A wave of kidnappings of foreign nationals in Sudan’s west has restricted aid operations to the more than 4 million people affected by the rebellion in the vast desert region, mostly by young armed men demanding money.

Reports from tribal leaders of money exchanging hands has fuelled the abductions, although the government denies paying any cash to the kidnappers.

Last month the last foreign hostage was freed. Red Cross worker Gauthier Lefevre was the longest-held hostage, spending 147 days in captivity before being rescued by Sudanese security forces. Sudan said it had arrested one member of the “criminal gangs” who abducted Lefevre but most remain at large.

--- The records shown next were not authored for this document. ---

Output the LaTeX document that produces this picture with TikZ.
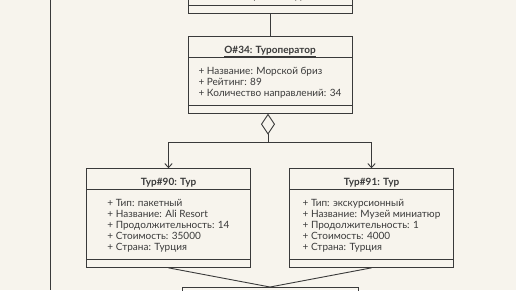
\documentclass[tikz,border=0pt]{standalone}
\usepackage{fontspec}
\setmainfont{Lato}
\usepackage{tikz}
\usetikzlibrary{positioning,arrows.meta,shapes.multipart}

\definecolor{paper}{HTML}{F7F4ED}
\definecolor{ink}{HTML}{3A3A3A}

\newcommand{\hdr}[1]{\rule[-3.5pt]{0pt}{20pt}\underline{\bfseries #1}}
\newcommand{\attrs}[1]{\begin{tabular}{@{}l@{}}\rule{0pt}{16.5pt}#1\rule[-8pt]{0pt}{0pt}\end{tabular}}

\begin{document}
\begin{tikzpicture}[
  x=1pt, y=1pt,
  font=\fontsize{10}{11}\selectfont,
  obj/.style={draw=ink, line width=1pt, text=ink, rectangle split, rectangle split parts=3,
    rectangle split empty part height=7pt, inner xsep=0pt, inner ysep=0pt, minimum width=164pt},
  box/.style={draw=ink, line width=1pt, minimum width=176pt, minimum height=30pt},
  line/.style={draw=ink, line width=0.9pt},
  arr/.style={line, -{Straight Barb[length=4pt, width=7.5pt]}},
  agg/.style={line, {Diamond[open, length=21pt, width=14pt]}-}
]
\useasboundingbox[fill=paper] (0,0) rectangle (516,-290);
\clip (0,0) rectangle (516,-290);

\node[obj, anchor=north] (op) at (270,-36) {\hdr{О\#34: Туроператор}
  \nodepart{two}\attrs{+ Название: Морской бриз\\+ Рейтинг: 89\\+ Количество направлений: 34}};
\node[obj, rectangle split parts=2, above=21.7pt of op] (ins) {\rule[-6pt]{0pt}{30pt}+ Страховка: да};
\node[obj, below=54.5pt of op, xshift=-101.5pt] (t90) {\hdr{Тур\#90: Тур}
  \nodepart{two}\attrs{+ Тип: пакетный\\+ Название: Ali Resort\\+ Продолжительность: 14\\+ Стоимость: 35000\\+ Страна: Турция}};
\node[obj, below=54.5pt of op, xshift=101.5pt] (t91) {\hdr{Тур\#91: Тур}
  \nodepart{two}\attrs{+ Тип: экскурсионный\\+ Название: Музей миниатюр\\+ Продолжительность: 1\\+ Стоимость: 4000\\+ Страна: Турция}};
\node[box, anchor=north] (bk) at (270,-287) {};

\coordinate (fork) at (268,-142.3);
\coordinate (lt) at (50.7,0);
\coordinate (lb) at (50.7,-290);

\draw[line] (ins) -- (op);
\draw[agg] ([xshift=-2pt]op.south) -- (fork);
\draw[arr] (fork) -| (t90.north);
\draw[arr] (fork) -| (t91.north);
\draw[line] (t90.south) -- (bk.north);
\draw[line] (t91.south) -- (bk.north);
\draw[line] (lt) -- (lb);
\end{tikzpicture}
\end{document}
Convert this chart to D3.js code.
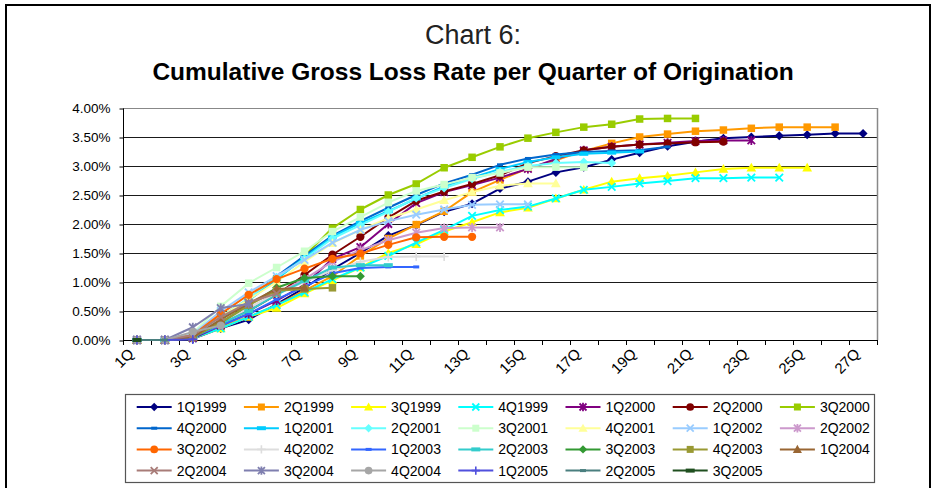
<!DOCTYPE html>
<html><head><meta charset="utf-8">
<script src="https://cdn.jsdelivr.net/npm/d3@7/dist/d3.min.js"></script>
<style>
html,body{margin:0;padding:0;background:#fff;}
svg{display:block;}
text{font-family:"Liberation Sans",Arial,sans-serif;}
</style></head>
<body>
<svg id="chart" width="937" height="488"></svg>
<script>
// ---------- DATA ----------
const categories = d3.range(1, 28).map(i => i + "Q");
const xTickLabels = categories.filter((d, i) => i % 2 === 0);
const yTicks = [0, 0.5, 1, 1.5, 2, 2.5, 3, 3.5, 4];

const seriesNames = ["1Q1999","2Q1999","3Q1999","4Q1999","1Q2000","2Q2000","3Q2000",
  "4Q2000","1Q2001","2Q2001","3Q2001","4Q2001","1Q2002","2Q2002",
  "3Q2002","4Q2002","1Q2003","2Q2003","3Q2003","4Q2003","1Q2004",
  "2Q2004","3Q2004","4Q2004","1Q2005","2Q2005","3Q2005"];

const seriesColors = ["#000080","#FF9900","#FFFF00","#00FFFF","#800080","#800000","#99CC00",
  "#0066CC","#00CCFF","#66FFFF","#CCFFCC","#FFFF99","#99CCFF","#CC99CC",
  "#FF6600","#DDDDDD","#3366FF","#33CCCC","#339933","#999933","#996633",
  "#A87C78","#7F7FAF","#A6A6A6","#5050DD","#4A7F7F","#1F4F1F"];

const seriesMarkers = ["diamond","square","triangle","x","asterisk","circle","square",
  "sdash","ldash","diamond","square","triangle","x","asterisk",
  "circle","plus","sdash","ldash","diamond","square","triangle",
  "x","asterisk","circle","plus","sdash","ldash"];

// cumulative gross loss rate (%) by quarter since origination
const s1Q1999 = [0,0,0.02,0.2,0.35,0.62,0.9,1.22,1.5,1.8,1.98,2.21,2.35,2.61,2.73,2.89,2.98,3.11,3.23,3.34,3.42,3.48,3.5,3.52,3.54,3.56,3.56];
const s2Q1999 = [0,0,0.05,0.22,0.4,0.6,0.85,1.1,1.45,1.75,1.99,2.22,2.55,2.76,2.96,3.1,3.26,3.39,3.5,3.55,3.6,3.62,3.65,3.67,3.67,3.67];
const s3Q1999 = [0,0,0.03,0.2,0.4,0.55,0.8,1.03,1.25,1.5,1.65,1.87,2.03,2.2,2.28,2.44,2.59,2.73,2.79,2.83,2.89,2.95,2.97,2.97,2.97];
const s4Q1999 = [0,0,0.03,0.2,0.4,0.6,0.82,1.05,1.25,1.45,1.68,1.9,2.14,2.24,2.3,2.44,2.59,2.64,2.7,2.74,2.79,2.79,2.8,2.8];
const s1Q2000 = [0,0,0.03,0.25,0.45,0.68,0.95,1.4,1.6,2.0,2.36,2.55,2.67,2.8,2.95,3.12,3.27,3.33,3.37,3.4,3.43,3.44,3.44];
const s2Q2000 = [0,0,0.05,0.3,0.5,0.78,1.12,1.47,1.78,2.11,2.4,2.56,2.69,2.84,3.05,3.17,3.27,3.33,3.37,3.39,3.41,3.42];
const s3Q2000 = [0,0,0.05,0.35,0.7,1.05,1.45,1.93,2.25,2.5,2.69,2.97,3.15,3.33,3.48,3.58,3.67,3.72,3.81,3.82,3.82];
const s4Q2000 = [0,0,0.1,0.4,0.7,1.1,1.45,1.8,2.05,2.28,2.5,2.7,2.85,3.02,3.13,3.2,3.24,3.26,3.27,3.33];
const s1Q2001 = [0,0,0.08,0.38,0.68,1.05,1.42,1.78,2.02,2.22,2.44,2.65,2.8,2.95,3.07,3.15,3.21,3.23,3.25];
const s2Q2001 = [0,0,0.08,0.4,0.72,1.08,1.4,1.75,1.98,2.21,2.45,2.62,2.78,2.9,3.0,3.05,3.07,3.05];
const s3Q2001 = [0,0,0.12,0.58,0.98,1.25,1.53,1.87,2.12,2.37,2.57,2.68,2.8,2.88,2.98,2.98,2.98];
const s4Q2001 = [0,0,0.08,0.4,0.7,1.0,1.35,1.67,1.9,2.1,2.25,2.41,2.55,2.66,2.7,2.7];
const s1Q2002 = [0,0,0.1,0.5,0.82,1.1,1.38,1.68,1.9,2.05,2.16,2.25,2.33,2.34,2.34];
const s2Q2002 = [0,0,0.05,0.3,0.55,0.8,1.05,1.35,1.55,1.72,1.85,1.93,1.94,1.94];
const s3Q2002 = [0,0,0.08,0.45,0.78,1.05,1.23,1.4,1.49,1.64,1.77,1.78,1.78];
const s4Q2002 = [0,0,0.05,0.3,0.55,0.8,1.0,1.2,1.35,1.43,1.44,1.44];
const s1Q2003 = [0,0,0.05,0.25,0.45,0.7,0.92,1.15,1.24,1.26,1.26];
const s2Q2003 = [0,0,0.05,0.28,0.5,0.78,1.02,1.25,1.29,1.29];
const s3Q2003 = [0,0,0.05,0.3,0.6,0.9,1.07,1.1,1.1];
const s4Q2003 = [0,0,0.05,0.3,0.6,0.85,0.88,0.9];
const s1Q2004 = [0,0,0.05,0.35,0.63,0.88,0.9];
const s2Q2004 = [0,0,0.08,0.4,0.65,0.8];
const s3Q2004 = [0,0,0.22,0.55,0.62];
const s4Q2004 = [0,0,0.14,0.25];
const s1Q2005 = [0,0,0.01];
const s2Q2005 = [0,0];
const s3Q2005 = [0];

const seriesValues = [s1Q1999,s2Q1999,s3Q1999,s4Q1999,s1Q2000,s2Q2000,s3Q2000,
  s4Q2000,s1Q2001,s2Q2001,s3Q2001,s4Q2001,s1Q2002,s2Q2002,
  s3Q2002,s4Q2002,s1Q2003,s2Q2003,s3Q2003,s4Q2003,s1Q2004,
  s2Q2004,s3Q2004,s4Q2004,s1Q2005,s2Q2005,s3Q2005];

// ---------- CHART ----------
const svg = d3.select("#chart");
const plot = {left: 123, right: 877, top: 108, bottom: 340};

const x = d3.scaleBand().domain(categories).range([plot.left, plot.right]).padding(0);
const xc = c => x(c) + x.bandwidth() / 2;
const y = d3.scaleLinear().domain([0, 4]).range([plot.bottom, plot.top]);

// outer frame
svg.append("rect").attr("x", 6).attr("y", 5).attr("width", 924).attr("height", 500)
  .attr("fill", "none").attr("stroke", "#000").attr("stroke-width", 2);

// titles
svg.append("text").attr("x", 473).attr("y", 44).attr("text-anchor", "middle")
  .attr("font-size", 27).attr("fill", "#222").text("Chart 6:");
svg.append("text").attr("x", 473).attr("y", 80).attr("text-anchor", "middle")
  .attr("font-size", 24.5).attr("font-weight", "bold").attr("fill", "#000")
  .text("Cumulative Gross Loss Rate per Quarter of Origination");

// gridlines
svg.append("g").selectAll("line").data(yTicks.filter(d => d > 0)).join("line")
  .attr("x1", plot.left).attr("x2", plot.right)
  .attr("y1", d => Math.round(y(d)) + 0.5).attr("y2", d => Math.round(y(d)) + 0.5)
  .attr("stroke", d => d === 4 ? "#888" : "#1a1a1a").attr("stroke-width", 1.2);
// right border of plot area
svg.append("line").attr("x1", plot.right + 0.5).attr("x2", plot.right + 0.5)
  .attr("y1", plot.top).attr("y2", plot.bottom).attr("stroke", "#888").attr("stroke-width", 1.5);

// y axis
const yAxis = svg.append("g").attr("transform", `translate(${plot.left + 0.5},0.5)`)
  .call(d3.axisLeft(y).tickValues(yTicks).tickFormat(d => d.toFixed(2) + "%").tickSize(4).tickPadding(9));
yAxis.select(".domain").attr("stroke", "#000").attr("d", `M-0,${plot.top}V${plot.bottom}`);
yAxis.selectAll(".tick line").attr("stroke", "#000");
yAxis.selectAll("text").attr("font-size", 13.5).attr("fill", "#000")
  .attr("font-family", "Liberation Sans, Arial, sans-serif");

// x axis
const xg = svg.append("g");
xg.append("line").attr("x1", plot.left).attr("x2", plot.right)
  .attr("y1", plot.bottom + 0.5).attr("y2", plot.bottom + 0.5).attr("stroke", "#000");
const edges = categories.map(c => x(c)).concat([plot.right]);
xg.selectAll("line.tk").data(edges).join("line").attr("class", "tk")
  .attr("x1", d => Math.round(d) + 0.5).attr("x2", d => Math.round(d) + 0.5)
  .attr("y1", plot.bottom).attr("y2", plot.bottom + 5).attr("stroke", "#000");
xg.selectAll("text").data(xTickLabels).join("text")
  .attr("transform", d => `translate(${xc(d) - 6},${plot.bottom + 11}) rotate(-45)`)
  .attr("text-anchor", "end").attr("dy", "0.35em")
  .attr("font-size", 15).attr("fill", "#000").text(d => d);

// marker drawing
function drawMarker(g, type, color, size) {
  const s = size;
  switch (type) {
    case "diamond":
      g.append("path").attr("d", `M0,${-s*0.6}L${s*0.6},0L0,${s*0.6}L${-s*0.6},0Z`).attr("fill", color); break;
    case "square":
      g.append("rect").attr("x", -s/2).attr("y", -s/2).attr("width", s).attr("height", s).attr("fill", color); break;
    case "triangle":
      g.append("path").attr("d", `M0,${-s*0.65}L${s*0.65},${s*0.5}L${-s*0.65},${s*0.5}Z`).attr("fill", color); break;
    case "x":
      g.append("path").attr("d", `M${-s/2},${-s/2}L${s/2},${s/2}M${s/2},${-s/2}L${-s/2},${s/2}`)
        .attr("stroke", color).attr("stroke-width", 1.8); break;
    case "asterisk":
      g.append("path").attr("d", `M${-s/2},${-s/2}L${s/2},${s/2}M${s/2},${-s/2}L${-s/2},${s/2}M0,${-s*0.6}L0,${s*0.6}`)
        .attr("stroke", color).attr("stroke-width", 1.8); break;
    case "circle":
      g.append("circle").attr("r", s*0.55).attr("fill", color); break;
    case "plus":
      g.append("path").attr("d", `M${-s*0.6},0L${s*0.6},0M0,${-s*0.6}L0,${s*0.6}`)
        .attr("stroke", color).attr("stroke-width", 1.6); break;
    case "sdash":
      g.append("rect").attr("x", -3).attr("y", -1.5).attr("width", 6).attr("height", 3).attr("fill", color); break;
    case "ldash":
      g.append("rect").attr("x", -4.5).attr("y", -2).attr("width", 9).attr("height", 4).attr("fill", color); break;
  }
}

// series
const line = d3.line().x((d, i) => xc(categories[i])).y(d => y(d));
const series = seriesNames.map((name, i) => ({name, color: seriesColors[i], marker: seriesMarkers[i], values: seriesValues[i]}));
const sg = svg.append("g");
series.forEach(s => {
  const g = sg.append("g");
  g.append("path").datum(s.values).attr("d", line).attr("fill", "none")
    .attr("stroke", s.color).attr("stroke-width", 2).attr("stroke-linejoin", "round");
  s.values.forEach((v, i) => {
    const mg = g.append("g").attr("transform", `translate(${xc(categories[i])},${y(v)})`);
    drawMarker(mg, s.marker, s.color, 7.5);
  });
});

// legend
const leg = svg.append("g");
leg.append("rect").attr("x", 125.5).attr("y", 394.5).attr("width", 749).attr("height", 88)
  .attr("fill", "#fff").attr("stroke", "#555").attr("stroke-width", 1.2);
const colW = 107.2, rowH = 21.2;
series.forEach((s, i) => {
  const c = i % 7, r = Math.floor(i / 7);
  const lx = 136.7 + c * colW, ly = 407 + r * rowH;
  const g = leg.append("g").attr("transform", `translate(${lx},${ly})`);
  g.append("line").attr("x1", 0).attr("x2", 35).attr("stroke", s.color).attr("stroke-width", 2);
  const mg = g.append("g").attr("transform", "translate(17.5,0)");
  drawMarker(mg, s.marker, s.color, 7);
  g.append("text").attr("x", 40).attr("dy", "0.36em").attr("font-size", 14).attr("fill", "#000").text(s.name);
});
</script>
</body></html>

Mezni said they had not had a request for ransom but that the mission’s policy was not to pay.

The kidnappings began last year after the International Criminal Court issued an arrest warrant for President Omar Hassan al-Bashir to face charges of masterminding war crimes in Darfur.

Bashir dismisses the court, calling it a colonial conspiracy.

The western Darfur region has been troubled by seven years of conflict, pitting mostly non-Arab rebels against Sudan government forces and allied militias.